Debt includes monthly home payments (such as a mortgage or rent), outstanding credit card balances and other loans, such as auto, personal, student loans, child support, alimony and more. It also includes basic costs such as food and utilities.
You can find your DTI by adding up your monthly payments and dividing them by your monthly income. Multiply that figure by 100 to get your DTI percentage.
Every lender has different DTI requirements, but generally, a good DTI is 35% or lower. Keep in mind that you might still get approved for a mortgage with a higher DTI, depending on your lender.
2. Credit
Your credit is another major component of the underwriting check. A mortgage underwriter will pull your credit report to see how you handle borrowing money.
A long history of on-time payments shows mortgage underwriters that you’re responsible with money and would likely repay your mortgage if given a home loan. This shows up in your credit score, such as the commonly used FICO score.
Underwriters look at the good and the bad. For example, they could check to see if you’ve had any recent bankruptcies or carry a large credit card balance. If you have a history of irresponsible credit, a mortgage underwriter might deem you too risky to approve a loan.
3. Property and assets
Assets aren’t just the cars or homes you own; they include bank and investment accounts, retirement funds and more. A lender will order a third-party property appraisal on the home you want to buy.

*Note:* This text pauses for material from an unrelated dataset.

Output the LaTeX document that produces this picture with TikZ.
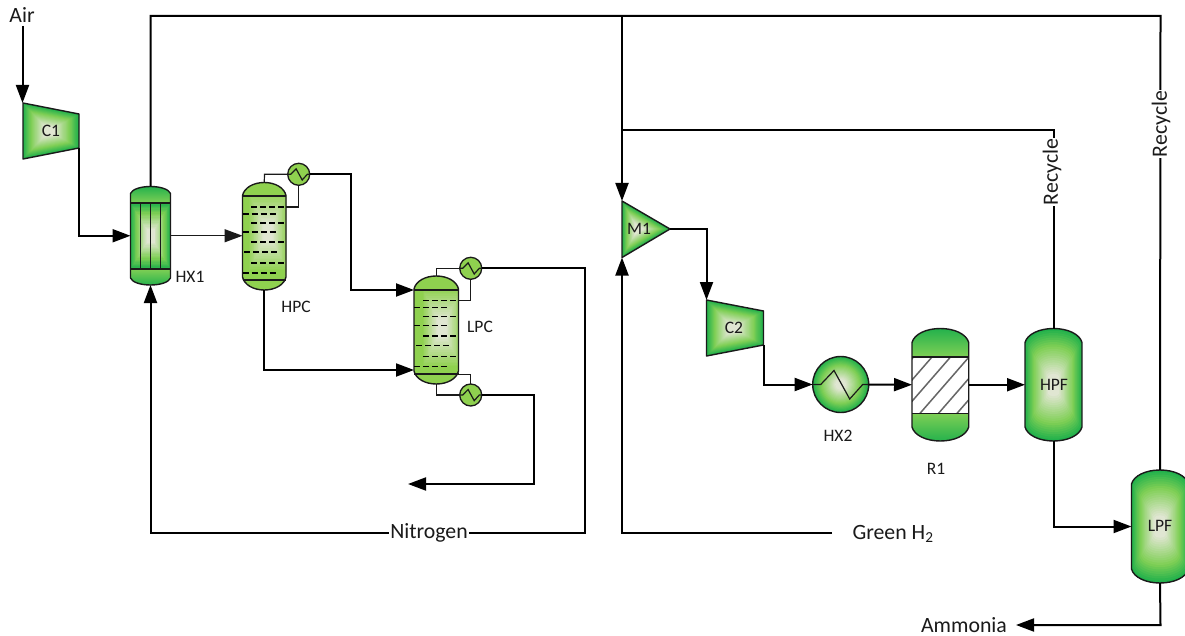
\documentclass[tikz,border=0pt]{standalone}
\usepackage{fontspec}
\setmainfont{Carlito}
\usetikzlibrary{arrows.meta,calc}
\definecolor{gouter}{HTML}{22B14C}
\definecolor{gmid}{HTML}{7FCF55}
\definecolor{ginner}{HTML}{E0E6D2}
\definecolor{column}{HTML}{8FD14F}
\definecolor{inkc}{HTML}{1A1A1A}
% vessel outline: x1,y1 (top left), x2,y2 (bottom right), d = dome height
\newcommand\vesselp[5]{({#1},{#2+#5})
 .. controls ({#1+.04*(#3-#1)},{#2+.4*#5}) and ({#1+.25*(#3-#1)},{#2}) .. ({.5*(#1+#3)},{#2})
 .. controls ({#3-.25*(#3-#1)},{#2}) and ({#3-.04*(#3-#1)},{#2+.4*#5}) .. ({#3},{#2+#5})
 -- ({#3},{#4-#5})
 .. controls ({#3-.04*(#3-#1)},{#4-.4*#5}) and ({#3-.25*(#3-#1)},{#4}) .. ({.5*(#1+#3)},{#4})
 .. controls ({#1+.25*(#3-#1)},{#4}) and ({#1+.04*(#3-#1)},{#4-.4*#5}) .. ({#1},{#4-#5}) -- cycle}
% shape-burst gradient: centre x, centre y, path
\newcommand\burst[3]{%
 \foreach \tt in {0,4,...,96}{%
  \ifnum\tt<30 \pgfmathtruncatemacro\mx{\tt*100/30}\colorlet{bc}{gmid!\mx!gouter}%
  \else \pgfmathtruncatemacro\mx{min(100,(\tt-30)*100/50)}\colorlet{bc}{ginner!\mx!gmid}\fi
  \pgfmathsetmacro\ss{1-\tt/100}%
  \begin{scope}[shift={(#1,#2)},scale=\ss,shift={(-#1,-#2)}]
   \fill[bc] #3;
  \end{scope}}}
% column glow: centre x, centre y, half widths
\newcommand\glow[4]{%
 \foreach \tt in {0,4,...,96}{%
  \pgfmathtruncatemacro\mx{min(100,\tt*1.3)}\colorlet{bc}{ginner!\mx!column}%
  \pgfmathsetmacro\ss{1-\tt/100}%
  \fill[bc] ({#1-\ss*#3},{#2-\ss*#4}) rectangle ({#1+\ss*#3},{#2+\ss*#4});}}
\tikzset{
 outline/.style={draw=inkc,line width=1.4pt,line join=round},
 eqport/.style={inner sep=0pt,outer sep=0pt,draw=none,fill=none,rectangle},
 small/.style={font=\fontsize{17.5}{20}\selectfont,text=inkc,inner sep=1pt},
 big/.style={font=\fontsize{21.8}{25}\selectfont,text=inkc,inner sep=2pt},
 flow/.style={draw=black,line width=2pt,line join=miter},
 fine/.style={draw=inkc,line width=1.2pt,line join=miter},
 tip/.style={-{Triangle[length=18pt,width=13pt]}},
 wrap/.style={fill=white,inner sep=1pt},
 exch/.style={circle,minimum size=22pt,inner sep=0pt,outer sep=0pt,draw=inkc,line width=1.3pt,fill=column},
 tray/.style={draw=black,line width=1.2pt,dash pattern=on 6pt off 3pt},
}
\begin{document}
\begin{tikzpicture}[x=1pt,y=-1pt]
\useasboundingbox (0,0) rectangle (1185,636);
\fill[white] (0,0) rectangle (1185,636);

% ---------- C1, C2, M1
\burst{49}{131}{(23,103) -- (79,114) -- (79,148) -- (23,159) -- cycle}
\draw[outline] (23,103) -- (79,114) -- (79,148) -- (23,159) -- cycle;
\burst{733}{328}{(706.5,300) -- (763.5,311) -- (763.5,345) -- (706.5,356) -- cycle}
\draw[outline] (706.5,300) -- (763.5,311) -- (763.5,345) -- (706.5,356) -- cycle;
\burst{638}{229}{(622,201) -- (670,229) -- (622,257.5) -- cycle}
\draw[outline] (622,201) -- (670,229) -- (622,257.5) -- cycle;

% ---------- HX1
\begin{scope}
 \clip \vesselp{130.5}{186.5}{170.5}{285}{7};
 \shade[top color=gouter,bottom color=gmid] (130,186) rectangle (171,203);
 \shade[top color=gmid,bottom color=gouter] (130,269) rectangle (171,286);
 \burst{150.5}{236}{(130.5,203) rectangle (170.5,269)}
\end{scope}
\draw[outline] \vesselp{130.5}{186.5}{170.5}{285}{7};
\draw[outline] (130.5,203) -- (170.5,203) (130.5,269) -- (170.5,269)
 (140.5,203) -- (140.5,269) (150.5,203) -- (150.5,269) (160.7,203) -- (160.7,269);

% ---------- HPC
\fill[column] \vesselp{242.5}{182.5}{286}{290}{13};
\begin{scope}
 \clip (242.5,196) rectangle (286,280);
 \glow{268}{232}{20}{40}
\end{scope}
\draw[outline] \vesselp{242.5}{182.5}{286}{290}{13};
\draw[outline,line width=1.8pt] (242.5,196) -- (286,196) (242.5,280) -- (286,280);
\foreach \yy in {207,223,242,263} \draw[tray] (251,\yy) -- (286,\yy);
\foreach \yy in {214,232,273} \draw[tray] (242.5,\yy) -- (277,\yy);
\draw[tray] (244,252) -- (279,252);

% ---------- LPC
\fill[column] \vesselp{414}{276}{458.5}{384}{13};
\begin{scope}
 \clip (414,290) rectangle (458.5,374);
 \glow{442}{328}{20}{40}
\end{scope}
\draw[outline] \vesselp{414}{276}{458.5}{384}{13};
\draw[outline,line width=1.8pt] (414,290) -- (458.5,290) (414,374.3) -- (458.5,374.3);
\foreach \yy in {300.7,316.7,336,356.7} \draw[tray] (423,\yy) -- (458.5,\yy);
\foreach \yy in {307.7,325.3,366.7} \draw[tray] (414,\yy) -- (449,\yy);
\draw[tray] (416,345.7) -- (451,345.7);

% ---------- R1
\begin{scope}
 \clip \vesselp{912}{328.5}{968.7}{441}{14};
 \shade[top color=gouter,bottom color=gmid] (911,328) rectangle (970,357);
 \shade[top color=gmid,bottom color=gouter] (911,413) rectangle (970,442);
 \fill[white] (912,357) rectangle (968.7,413.3);
\end{scope}
\begin{scope}
 \clip (912,357) rectangle (968.7,413.3);
 \foreach \k in {-1,0,...,5}{
  \draw[draw=black!60,line width=1.5pt] ({932+\k*18.5-54.8},420) -- ({932+\k*18.5+14.8},340);}
\end{scope}
\draw[outline] \vesselp{912}{328.5}{968.7}{441}{14};
\draw[outline] (912,357) -- (968.7,357) (912,413.3) -- (968.7,413.3);

% ---------- HPF, LPF
\begin{scope}
 \clip \vesselp{1025}{328.5}{1082}{441}{14};
 \burst{1053.5}{385}{\vesselp{1025}{328.5}{1082}{441}{14}}
\end{scope}
\draw[outline] \vesselp{1025}{328.5}{1082}{441}{14};
\begin{scope}
 \clip \vesselp{1131.5}{470}{1188.5}{583}{14};
 \burst{1160}{526.5}{\vesselp{1131.5}{470}{1188.5}{583}{14}}
\end{scope}
\draw[outline] \vesselp{1131.5}{470}{1188.5}{583}{14};

% ---------- HX2
\burst{840.7}{384.5}{(840.7,384.5) circle[radius=28]}
\draw[outline] (840.7,384.5) circle[radius=28];

% ---------- ports
\node[eqport,minimum width=40pt,minimum height=98.5pt] (HX1port) at (150.5,235.75) {};
\node[eqport,minimum width=43.5pt,minimum height=107.5pt] (HPCport) at (264.25,236.25) {};
\node[eqport,minimum width=44.5pt,minimum height=108pt] (LPCport) at (436.25,330) {};
\node[eqport,minimum width=56.7pt,minimum height=112.5pt] (R1port) at (940.35,384.75) {};
\node[eqport,minimum width=57pt,minimum height=112.5pt] (HPFport) at (1053.5,384.75) {};
\node[eqport,minimum width=57pt,minimum height=113pt] (LPFport) at (1160,526.5) {};
\node[eqport,minimum size=56pt] (HX2port) at (840.7,384.5) {};
\node[exch] (cond1) at (298.7,174.3) {};
\node[exch] (cond2) at (470.7,268.3) {};
\node[exch] (reb) at (470.7,395) {};

% ---------- named connection points
\coordinate (airin) at (22.5,26);
\coordinate (c1in) at (22.5,103);
\coordinate (c1out) at (79,148);
\coordinate (m1in) at (622,201);
\coordinate (m1h) at (622,257.5);
\coordinate (m1out) at (670,229);
\coordinate (c2in) at (706.5,300);
\coordinate (c2out) at (763.5,345);
\coordinate (tl) at (150.5,16);
\coordinate (tr) at (1160.5,16);
\coordinate (tm) at (622,16);
\coordinate (rj) at (622,130);
\coordinate (rr) at (1053.5,130);
\coordinate (h2end) at (832,533);
\coordinate (h2c) at (622,533);
\coordinate (nbl) at (150.5,533);
\coordinate (nbr) at (585,533);
\coordinate (lp) at (408,484);
\coordinate (rebc) at (534,484);
\coordinate (am) at (1016,625);
\coordinate (amc) at (1160.5,625);
\coordinate (hpcT) at (264.5,174.3);
\coordinate (hpcS) at (286,207);
\coordinate (lpcS) at (458.5,300.7);
\coordinate (lpcB) at (458.5,374.3);

% ---------- zigzags
\foreach \nn in {cond1,cond2,reb}{
 \draw[fine] ($(\nn)+(-11,0)$) -- ($(\nn)+(-8,0)$) -- ($(\nn)+(-2.6,-5.5)$) -- ($(\nn)+(3.5,5.7)$) -- ($(\nn)+(8.6,0)$) -- ($(\nn)+(11,0)$);}
\draw[fine] ($(HX2port)+(-28,0)$) -- ($(HX2port)+(-20,0)$) -- ($(HX2port)+(-6.7,-14)$) -- ($(HX2port)+(9,14.5)$) -- ($(HX2port)+(22,0)$) -- ($(HX2port)+(28,0)$);

% ---------- connectors
\draw[flow,tip] (airin) -- (c1in);
\draw[flow,tip] (c1out) |- (HX1port.west);
\draw[fine,line width=1.5pt,tip] (HX1port.east) -- (HX1port.east -| HPCport.west);
\draw[flow] (HX1port.north) -- (tl) -- (tr) -- (LPFport.north);
\draw[flow,tip] (tm) -- (m1in);
\draw[flow] (rj) -- (rr) -- (HPFport.north);
\draw[flow,tip] (h2end) -- (h2c) -- (m1h);
\draw[flow,tip] (m1out) -| (c2in);
\draw[flow,tip] (c2out) |- (HX2port.west);
\draw[flow,tip] (HX2port.east) -- (R1port.west);
\draw[flow,tip] (R1port.east) -- (HPFport.west);
\draw[flow,tip] (HPFport.south) |- (LPFport.west);
\draw[flow,tip] (LPFport.south) -- (amc) -- (am);
\draw[fine] (HPCport.north) -- (hpcT) -- (cond1.west);
\draw[fine] (cond1.south) |- (hpcS);
\draw[flow,tip] (cond1.east) -| ($(LPCport.west)+(-63,-40)$) -- ($(LPCport.west)+(0,-40)$);
\draw[flow,tip] (HPCport.south) |- ($(LPCport.west)+(0,40)$);
\draw[fine] (LPCport.north) |- (cond2.west);
\draw[fine] (cond2.south) |- (lpcS);
\draw[fine] (LPCport.south) |- (reb.west);
\draw[fine] (reb.north) |- (lpcB);
\draw[flow,tip] (reb.east) -| (rebc) -- (lp);
\draw[flow,tip] (cond2.east) -| (nbr) -- (nbl) -- (HX1port.south);

% ---------- labels
\node[big] (airl) at (22,15) {Air};
\node[small] (c1l) at (51,131) {C1};
\node[small] (hx1l) at (190,277) {HX1};
\node[small] (hpcl) at (296,307) {HPC};
\node[small] (lpcl) at (480,327) {LPC};
\node[small] (m1l) at (639,229) {M1};
\node[small] (c2l) at (734,328) {C2};
\node[small] (hx2l) at (838,436) {HX2};
\node[small] (r1l) at (936,469) {R1};
\node[small] (hpfl) at (1054,385) {HPF};
\node[small] (lpfl) at (1160,526) {LPF};
\node[big,wrap] (nl) at (429,533) {Nitrogen};
\node[big] (gl) at (893,534) {Green H\textsubscript{2}};
\node[big] (al) at (964,625) {Ammonia};
\node[big,wrap,rotate=90] (r1a) at (1052,172) {Recycle};
\node[big,wrap,rotate=90] (r2a) at (1161,124) {Recycle};
\end{tikzpicture}
\end{document}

Appraisals tell lenders the market value of your potential home, which plays a part in your approval, helping inform lenders whether you can afford your future home repayments based on how much it's worth.
You might get approved for an amount that’s less than the home's appraised value. If that’s the case, you might have to pay the (potentially hefty) difference out of pocket.
How long does a mortgage underwriter take to evaluate applications?
There’s no standard time on how long mortgage underwriting should take. For some lenders, it could take a few days, while others might take upwards of a few weeks to complete underwriting. Some use an automated process that includes software or AI, which expedites the process.
This might work for some applicants, especially those with a straightforward income, employment and debt history.
However, if you have irregular income, recently changed jobs or have recent marks against your credit report, you might have a better chance of approval with a manual underwriting process.
Either way, avoid falling behind during the underwriting check by keeping all your paperwork in order and at the ready. It could take you awhile to pull financial documents from the last two years, so if you can gather those ahead of time, you could help the underwriting process go faster.
Tips for navigating mortgage underwriting successfully
Overall, underwriting is one of the most time-consuming steps in the mortgage process.
To keep things moving smoothly, avoid making large purchases that could lower your credit score and affect your application. Have your financial documents organized and ready, and try not to get discouraged by the waiting game.
Patience and consistent communication with your lender and agent will help ensure they have everything needed to guide you through the process.